Point: If they were speaking as the Old Testament prophets spoke, their remarks might have been qualified with, “Thus says the Lord”. But having worked together as members of a church – the body of Christ – in having first fellowshipped, shared, and worshiped together, the end result is unity where the Word of God is concerned.

Q: What do the four things they communicated to the Gentiles have in common?

A: They are all things closely associated with idolatry and spiritual unfaithfulness. The common ground of both Jew and Gentile is to separate themselves from false worship and those influences most likely to lead them astray spiritually.

Q: What was the result of the decision? What was its practical effect proving its authorship by the Holy Spirit?

  1. Rejoicing because of the Word (v.21)
  2. Encouragement by the Word (v.32)
  3. Strengthening by the Word (v.32)

Application: It began with a dispute concerning the proper application of the Word of God, the discussion was guided by the Word of God, and the final judgment was rendered according to the Word of God; but the proper attitude and behavior of love and fellowship were never compromised in the course of pursuing God’s Word.


I am amazed that you are so quickly deserting Him who called you by the grace of Christ, for a different gospel; which is really not another; only there are some who are disturbing you and want to distort the gospel of Christ.

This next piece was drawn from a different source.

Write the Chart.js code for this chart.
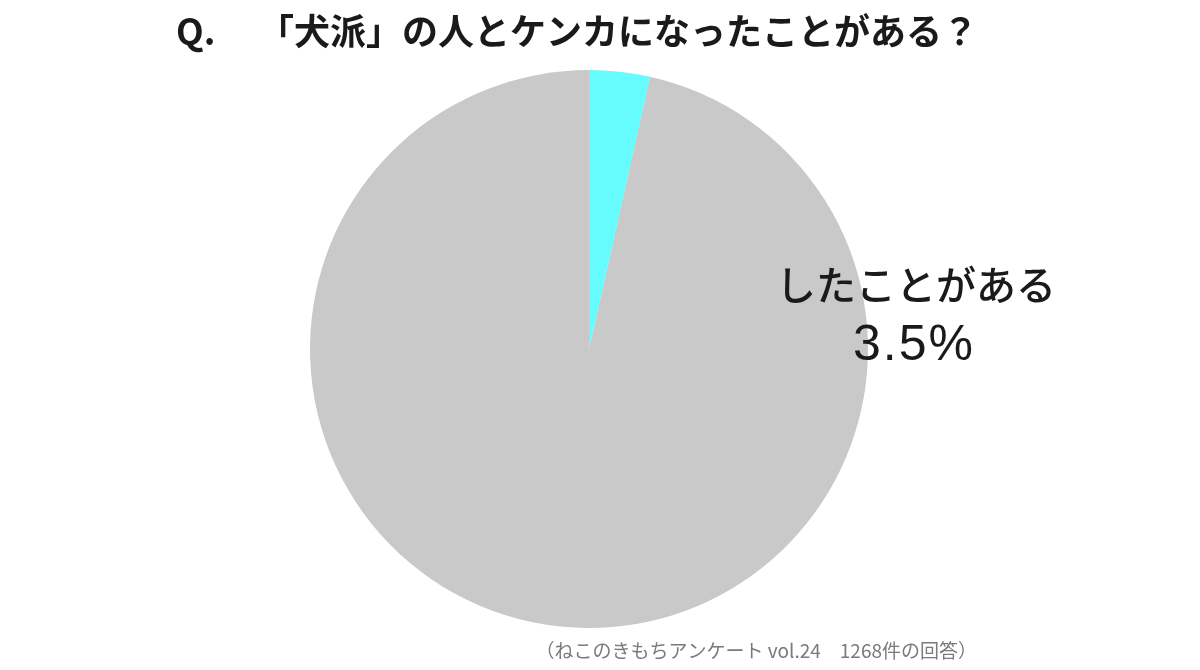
<!DOCTYPE html>
<html>
<head>
<meta charset="utf-8">
<script src="https://cdn.jsdelivr.net/npm/chart.js@4"></script>
<style>
html,body{margin:0;padding:0;background:#fff;}
#wrap{position:relative;width:1200px;height:670px;}
canvas{display:block;}
</style>
</head>
<body>
<div id="wrap"><canvas id="c" width="1200" height="670"></canvas></div>
<script>
const titleQ = 'Q.';
const titleText = '「犬派」の人とケンカになったことがある？';
const categories = ['したことがある', 'ない'];
const values = [3.5, 96.5];
const colors = ['#66fbfd', '#c9c9c9'];
const valueLabel = '3.5%';
const sourceNote = '（ねこのきもちアンケート vol.24　1268件の回答）';

const textPlugin = {
  id: 'texts',
  afterDraw(chart) {
    const ctx = chart.ctx;
    ctx.save();
    ctx.fillStyle = '#1a1a1a';
    ctx.textBaseline = 'middle';
    ctx.textAlign = 'left';
    ctx.font = '600 36px "Noto Sans CJK JP", "Noto Sans", sans-serif';
    ctx.fillText(titleQ, 176, 31);
    ctx.fillText(titleText, 258, 31);

    ctx.textAlign = 'center';
    ctx.font = '500 40px "Noto Sans CJK JP", sans-serif';
    ctx.fillText(categories[0], 916, 285);
    ctx.font = '400 50px "Liberation Sans", Arial, sans-serif';
    try { ctx.letterSpacing = '2px'; } catch (e) {}
    ctx.fillText(valueLabel, 914, 346);
    try { ctx.letterSpacing = '0px'; } catch (e) {}

    ctx.textAlign = 'right';
    ctx.fillStyle = '#7a7a7a';
    ctx.font = '400 19px "Noto Sans CJK JP", sans-serif';
    ctx.fillText(sourceNote, 977, 651);
    ctx.restore();
  }
};

new Chart(document.getElementById('c'), {
  type: 'pie',
  data: {
    labels: categories,
    datasets: [{
      data: values,
      backgroundColor: colors,
      borderWidth: 0
    }]
  },
  options: {
    responsive: false,
    animation: false,
    devicePixelRatio: 1,
    layout: { padding: { top: 70, bottom: 42, left: 308, right: 330 } },
    plugins: {
      legend: { display: false },
      tooltip: { enabled: false },
      title: { display: false }
    }
  },
  plugins: [textPlugin]
});
</script>
</body>
</html>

But even if we, or an angel from heaven, should preach to you a gospel contrary to what we have preached to you, he is to be accursed! As we have said before, so I say again now, if any man is preaching to you a gospel contrary to what you received, he is to be accursed!

— Galatians 1:6-9

This is not an isolated incident in ancient history, but a tragedy which continues in many churches to this day where they are pursuing the emphasis of the early part of Acts – to bring in the kingdom – without the latter revelation of the role of the church. Some try to make strange combinations of law and grace, of Israel and church, of kingdom truth and church truth. The curse for the promotion of such false gospels is just as real and in effect today as when Paul first articulated it to the Galatians. It’s more important than ever not to just rightly divide the Word of Truth, but to identify those who would come into our midst in an attempt to alter it both to their and our spiritual detriment.